Día de mujeres

 en Jorge Valencia Munguía

Jorge Valencia*

Todas las reuniones familiares se llevan a cabo en torno de una abuela, una madre, una hija, una hermana o una esposa. Los festejos del abuelo, del padre, del hermano o del marido siempre son organizados por una nieta, una hija, una madre, una hermana o una esposa agradecida. Nada ocurre sin su gestión.
El centro gravitacional de una familia es femenino. Las mujeres constituyen el sistema planetario que unifica y congrega. O separa y aleja.
En su día, todos obvian sus virtudes al punto de ni siquiera felicitarlas. Para la mayoría, el Día Internacional de la Mujer es un día como cualquier otro. Hasta para las propias mujeres.

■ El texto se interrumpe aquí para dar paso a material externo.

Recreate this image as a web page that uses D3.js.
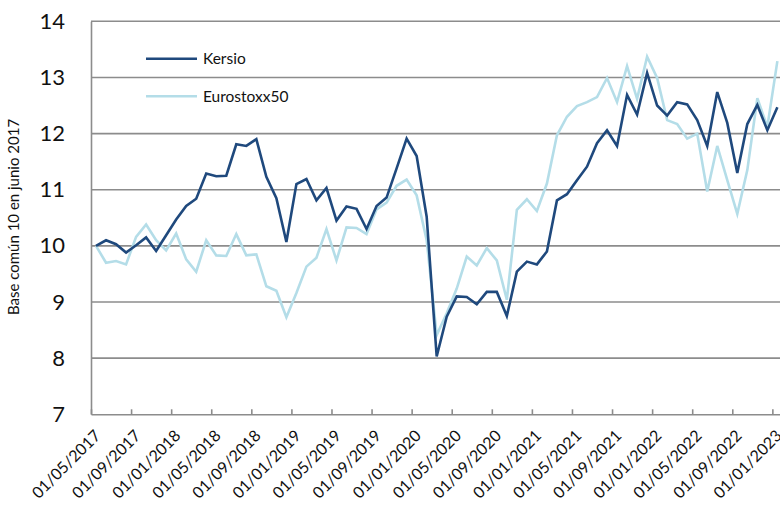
<!DOCTYPE html>
<html>
<head>
<meta charset="utf-8">
<script src="https://cdn.jsdelivr.net/npm/d3@7"></script>
<style>
  html, body { margin: 0; padding: 0; background: #ffffff; }
  svg { display: block; }
  text { font-family: Lato, "Open Sans", sans-serif; fill: #111; }
</style>
</head>
<body>
<svg id="chart" width="780" height="506"></svg>
<script>
// Monthly observations, May 2017 to January 2023 (common base 10)
const kersio = [
  10.00, 10.10, 10.03, 9.88, 10.01, 10.15, 9.91, 10.19, 10.47, 10.71,
  10.84, 11.29, 11.24, 11.25, 11.81, 11.78, 11.90, 11.23, 10.85, 10.07,
  11.10, 11.19, 10.81, 11.03, 10.45, 10.70, 10.66, 10.30, 10.71, 10.86,
  11.38, 11.91, 11.60, 10.52, 8.03, 8.74, 9.10, 9.09, 8.96, 9.18,
  9.18, 8.75, 9.54, 9.72, 9.67, 9.90, 10.81, 10.92, 11.17, 11.41,
  11.83, 12.06, 11.78, 12.69, 12.34, 13.08, 12.50, 12.32, 12.56, 12.52,
  12.24, 11.78, 12.74, 12.19, 11.30, 12.17, 12.51, 12.06, 12.47
];
const eurostoxx50 = [
  10.00, 9.70, 9.73, 9.67, 10.16, 10.38, 10.10, 9.92, 10.22, 9.76,
  9.54, 10.10, 9.83, 9.82, 10.21, 9.83, 9.85, 9.28, 9.20, 8.73,
  9.16, 9.63, 9.79, 10.30, 9.74, 10.33, 10.32, 10.21, 10.65, 10.77,
  11.07, 11.18, 10.90, 10.10, 8.41, 8.80, 9.24, 9.81, 9.65, 9.96,
  9.74, 9.04, 10.64, 10.83, 10.62, 11.11, 11.97, 12.30, 12.49, 12.56,
  12.65, 12.99, 12.56, 13.20, 12.62, 13.37, 12.99, 12.24, 12.17, 11.91,
  12.00, 10.97, 11.78, 11.17, 10.57, 11.35, 12.63, 12.12, 13.29
];
const seriesNames = ["Kersio", "Eurostoxx50"];
const xTickLabels = [
  "01/05/2017", "01/09/2017", "01/01/2018", "01/05/2018", "01/09/2018",
  "01/01/2019", "01/05/2019", "01/09/2019", "01/01/2020", "01/05/2020",
  "01/09/2020", "01/01/2021", "01/05/2021", "01/09/2021", "01/01/2022",
  "01/05/2022", "01/09/2022", "01/01/2023"
];
const yTicks = [7, 8, 9, 10, 11, 12, 13, 14];
const yTitle = "Base común 10 en junio 2017";

const colors = { "Kersio": "#1f497d", "Eurostoxx50": "#b4dde8" };
const gridColor = "#8c8c8c";

const svg = d3.select("#chart");
const plotLeft = 91, plotTop = 21.3, plotBottom = 414.3;
const monthW = 10.02;
const nMonths = kersio.length; // 69

const x = d3.scaleLinear().domain([0, nMonths]).range([plotLeft, plotLeft + nMonths * monthW]);
const y = d3.scaleLinear().domain([7, 14]).range([plotBottom, plotTop]);

// gridlines
svg.append("g").selectAll("line")
  .data(yTicks.filter(v => v > 7))
  .join("line")
  .attr("x1", plotLeft).attr("x2", 780)
  .attr("y1", d => y(d)).attr("y2", d => y(d))
  .attr("stroke", gridColor).attr("stroke-width", 1.6);

// y axis labels
const yAxis = d3.axisLeft(y).tickValues(yTicks).tickSize(0).tickPadding(26).tickFormat(d3.format("d"));
const gy = svg.append("g").attr("transform", `translate(${plotLeft},0)`).call(yAxis);
gy.select(".domain").attr("stroke", gridColor).attr("stroke-width", 1.6);
gy.selectAll("text").style("font-size", "22px").attr("fill", "#111");

// x axis
const tickIdx = xTickLabels.map((_, i) => i * 4);
const xAxis = d3.axisBottom(x).tickValues(tickIdx).tickSizeInner(-5).tickSizeOuter(0)
  .tickFormat((d, i) => xTickLabels[i]);
const gx = svg.append("g").attr("transform", `translate(0,${plotBottom})`).call(xAxis);
gx.select(".domain").attr("stroke", gridColor).attr("stroke-width", 1.6);
gx.selectAll(".tick line").attr("stroke", gridColor).attr("stroke-width", 1.6);
gx.selectAll("text")
  .style("font-size", "16px")
  .attr("fill", "#111")
  .attr("text-anchor", "end")
  .attr("dy", null).attr("y", 0)
  .attr("transform", "translate(10,22.5) rotate(-45)");

// lines
const line = d3.line().x((d, i) => x(i + 0.5)).y(d => y(d));
const data = [
  { name: "Eurostoxx50", values: eurostoxx50 },
  { name: "Kersio", values: kersio }
];
svg.append("g").selectAll("path")
  .data(data)
  .join("path")
  .attr("d", d => line(d.values))
  .attr("fill", "none")
  .attr("stroke", d => colors[d.name])
  .attr("stroke-width", 2.6)
  .attr("stroke-linejoin", "miter");

// legend
const legend = svg.append("g");
seriesNames.forEach((name, i) => {
  const ly = 58.7 + i * 37.6;
  legend.append("line").attr("x1", 146).attr("x2", 197).attr("y1", ly).attr("y2", ly)
    .attr("stroke", colors[name]).attr("stroke-width", 2.6);
  legend.append("text").attr("x", 203).attr("y", ly).attr("dy", "0.36em")
    .style("font-size", "15.5px").text(name);
});

// y title
svg.append("text")
  .attr("transform", "translate(19,217) rotate(-90)")
  .attr("text-anchor", "middle")
  .style("font-size", "15px")
  .text(yTitle);
</script>
</body>
</html>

De las madres abnegadas protagonizadas en el cine por Marga López a las reinas de la mafia actuadas por Kate del Castillo, el imaginario colectivo concede a las mujeres un papel de excepción en nuestra cultura. Soportan lo indecible y son capaces de las peores tragedias debido a su rareza intrínseca. Diosas de la ignominia o mártires de la fatalidad, los mexicanos les edificamos un altar para recluirlas entre los barrotes dorados de la veneración o el espanto.

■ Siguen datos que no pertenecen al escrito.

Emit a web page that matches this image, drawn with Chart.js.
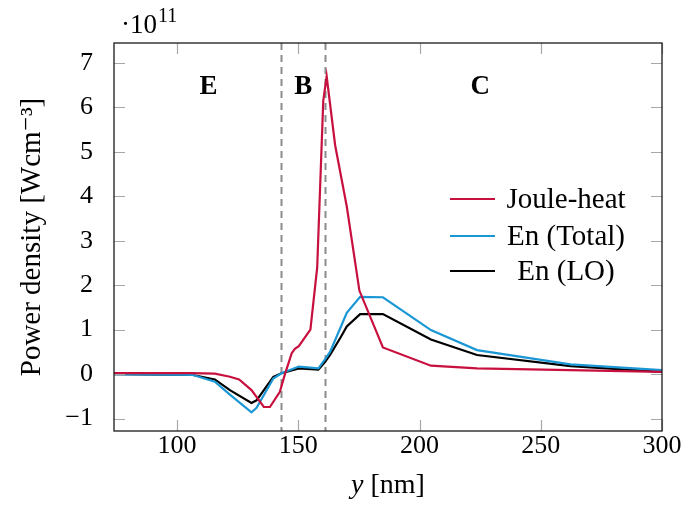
<!DOCTYPE html>
<html>
<head>
<meta charset="utf-8">
<style>
  html, body { margin: 0; padding: 0; background: #fff; }
  #wrap { width: 685px; height: 512px; }
</style>
<script src="https://cdn.jsdelivr.net/npm/chart.js@4.4.1/dist/chart.umd.min.js"></script>
</head>
<body>
<div id="wrap"><canvas id="power" width="685" height="512"></canvas></div>
<script>
// values are in units of 1e11 W/cm^3
const jouleX = [74, 106, 115.6, 121.8, 125.6, 130.7, 135.8, 138.3, 142.4, 144.5, 147.3, 148.6, 150.2, 155, 157.8, 160.3, 161.7, 165.2, 170, 175.2, 184.9, 204.7, 223.7, 300];
const jouleY = [0.02, 0.02, 0.01, -0.06, -0.12, -0.36, -0.74, -0.74, -0.4, 0.0, 0.47, 0.57, 0.63, 1.0, 2.4, 6.15, 6.7, 5.15, 3.77, 1.88, 0.6, 0.19, 0.13, 0.05];

const enX = [74, 106.6, 115.6, 121.8, 130.7, 132.8, 139.7, 143.1, 150.2, 158.3, 161, 163.1, 167.6, 170, 175.5, 184.9, 204.7, 223.7, 262.3, 300];
const totalY = [0.0, -0.02, -0.17, -0.46, -0.86, -0.76, -0.1, 0.02, 0.17, 0.13, 0.33, 0.5, 1.07, 1.38, 1.74, 1.73, 0.99, 0.54, 0.22, 0.09];
const loY = [0.0, -0.02, -0.12, -0.36, -0.65, -0.59, -0.06, 0.02, 0.13, 0.1, 0.27, 0.43, 0.84, 1.07, 1.35, 1.35, 0.78, 0.43, 0.18, 0.05];

const seriesNames = ['Joule-heat', 'En (Total)', 'En (LO)'];
const seriesColors = ['#c8103e', '#1a97d4', '#000000'];

const xTicks = [100, 150, 200, 250, 300];
const yTicks = [-1, 0, 1, 2, 3, 4, 5, 6, 7];

const regionBounds = [143, 161];
const regionNames = ['E', 'B', 'C'];
const regionNameX = [113, 152, 225];
const regionNameY = 6.45;

const serif = "'Liberation Serif', 'DejaVu Serif', serif";

function toPoints(xs, ys) {
  return xs.map((x, i) => ({ x: x, y: ys[i] }));
}

const overlay = {
  id: 'overlay',
  beforeDatasetsDraw(chart) {
    const { ctx, chartArea: a, scales: { x } } = chart;
    ctx.save();
    ctx.strokeStyle = '#8c8c8c';
    ctx.lineWidth = 2;
    ctx.setLineDash([7, 5]);
    regionBounds.forEach(v => {
      const px = Math.round(x.getPixelForValue(v)) + 0.5;
      ctx.beginPath();
      ctx.moveTo(px, a.top);
      ctx.lineTo(px, a.bottom);
      ctx.stroke();
    });
    ctx.restore();
  },
  afterDraw(chart) {
    const { ctx, chartArea: a, scales: { x, y } } = chart;
    ctx.save();

    // inward ticks on all four sides
    ctx.strokeStyle = '#a8a8a8';
    ctx.lineWidth = 1.2;
    const tl = 11;
    xTicks.forEach(v => {
      const px = Math.round(x.getPixelForValue(v)) + 0.5;
      ctx.beginPath();
      ctx.moveTo(px, a.bottom); ctx.lineTo(px, a.bottom - tl);
      ctx.moveTo(px, a.top); ctx.lineTo(px, a.top + tl);
      ctx.stroke();
    });
    yTicks.forEach(v => {
      const py = Math.round(y.getPixelForValue(v)) + 0.5;
      ctx.beginPath();
      ctx.moveTo(a.left, py); ctx.lineTo(a.left + tl, py);
      ctx.moveTo(a.right, py); ctx.lineTo(a.right - tl, py);
      ctx.stroke();
    });

    // frame
    ctx.strokeStyle = '#1a1a1a';
    ctx.lineWidth = 1.3;
    ctx.strokeRect(a.left, a.top, a.right - a.left, a.bottom - a.top);

    // region names
    ctx.fillStyle = '#000';
    ctx.font = "bold 27px 'Liberation Serif', serif";
    ctx.textAlign = 'center';
    ctx.textBaseline = 'middle';
    regionNames.forEach((n, i) => {
      ctx.fillText(n, x.getPixelForValue(regionNameX[i]), y.getPixelForValue(regionNameY));
    });

    // legend
    const legY = [199, 236, 271];
    ctx.font = '29px ' + serif;
    seriesNames.forEach((n, i) => {
      ctx.strokeStyle = seriesColors[i];
      ctx.lineWidth = 2.2;
      ctx.beginPath();
      ctx.moveTo(450, legY[i]);
      ctx.lineTo(495, legY[i]);
      ctx.stroke();
      ctx.fillStyle = '#000';
      ctx.fillText(n, 566, legY[i] + 1);
    });

    // x axis title: italic y + [nm]
    ctx.textAlign = 'left';
    ctx.textBaseline = 'alphabetic';
    ctx.font = 'italic 28px ' + serif;
    const wY = ctx.measureText('y').width;
    ctx.font = '28px ' + serif;
    const wRest = ctx.measureText(' [nm]').width;
    const x0 = (a.left + a.right) / 2 - (wY + wRest) / 2;
    ctx.font = 'italic 28px ' + serif;
    ctx.fillText('y', x0, 493);
    ctx.font = '28px ' + serif;
    ctx.fillText(' [nm]', x0 + wY, 493);

    // axis multiplier
    ctx.font = '27px ' + serif;
    ctx.fillText('\u00b710', 121, 33);
    const wMul = ctx.measureText('\u00b710').width;
    ctx.font = '20px ' + serif;
    ctx.fillText('11', 121 + wMul + 1, 22);
    ctx.restore();
  }
};

const ctxEl = document.getElementById('power').getContext('2d');
const powerChart = new Chart(ctxEl, {
  type: 'line',
  data: {
    datasets: [
      { label: seriesNames[0], data: toPoints(jouleX, jouleY) },
      { label: seriesNames[1], data: toPoints(enX, totalY) },
      { label: seriesNames[2], data: toPoints(enX, loY) },
    ].map((d, i) => Object.assign(d, {
      borderColor: seriesColors[i],
      backgroundColor: seriesColors[i],
      borderWidth: 2.2,
      pointRadius: 0,
      tension: 0,
      fill: false,
    })),
  },
  options: {
    responsive: false,
    animation: false,
    devicePixelRatio: 1,
    layout: { padding: { top: 43, right: 23, left: 0, bottom: 0 } },
    plugins: { legend: { display: false }, tooltip: { enabled: false } },
    scales: {
      x: {
        type: 'linear',
        min: 74,
        max: 300,
        grid: { display: false, drawTicks: false },
        border: { display: false },
        afterBuildTicks: s => { s.ticks = xTicks.map(v => ({ value: v })); },
        afterFit: s => { s.height = 81; },
        ticks: { color: '#000', padding: 0, font: { family: serif, size: 26 }, maxRotation: 0 },
      },
      y: {
        type: 'linear',
        min: -1.28,
        max: 7.45,
        grid: { display: false, drawTicks: false },
        border: { display: false },
        afterBuildTicks: s => { s.ticks = yTicks.map(v => ({ value: v })); },
        afterFit: s => { s.width = 114; },
        ticks: {
          color: '#000', padding: 21, font: { family: serif, size: 26 },
          callback: v => (v < 0 ? '\u2212' + Math.abs(v) : String(v)),
        },
        title: { display: true, text: 'Power density [Wcm\u207b\u00b3]', color: '#000', padding: { top: 15, bottom: 0 }, font: { family: serif, size: 29 } },
      },
    },
  },
  plugins: [overlay],
});
</script>
</body>
</html>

Ya no es de extrañar que las mujeres sean las mejores estudiantes, las mejores dirigentes, las mejores deportistas… Nuestra cultura no se asombra. Pero tampoco les reconoce.
Aún no tenemos una sacerdotisa reconocida por las principales iglesias ni una presidenta de la república. Siguen habiendo sirvientas sin prestaciones, viudas sin beneficios, indígenas discriminadas o empleadas acosadas por sus patrones. Ya no digamos esposas todavía golpeadas. Nos causan compasión y admiración.
Nuestro peor insulto consiste en mentar la madre. Reflexionado ampliamente por Octavio Paz, su significado sigue siendo un ejemplo de la idiosincrasia nacional, que atribuye a la mujer el origen de nuestro temperamento.
El culto mexicano a la mujer resulta una paradoja. Por un lado, nuestra idolatría venérea nos impulsa a considerarla lo más sagrado (el guadalupanismo no es un hecho azaroso) y por otro, le atribuimos nuestra perdición y fracaso. La música popular justifica el alcoholismo y los balazos como la catarsis de su maltrato. Son madres y meretrices, compañeras y patibularias. Objeto de deseo y espíritu protervo.
Fuimos paridos en tal antítesis. Celebramos matrimonios y bautizos bajo los extremos de esa dicotomía. Tienen el poder para santificarnos y condenarnos; enamorar y despreciar, procrear y matar. Son tema de la poesía y argumento del crimen.
El nuestro es un pueblo femenino que concede una argumentación exhaustiva a la apología de género. El machismo es la máscara antropológica con que ocultamos la culpa.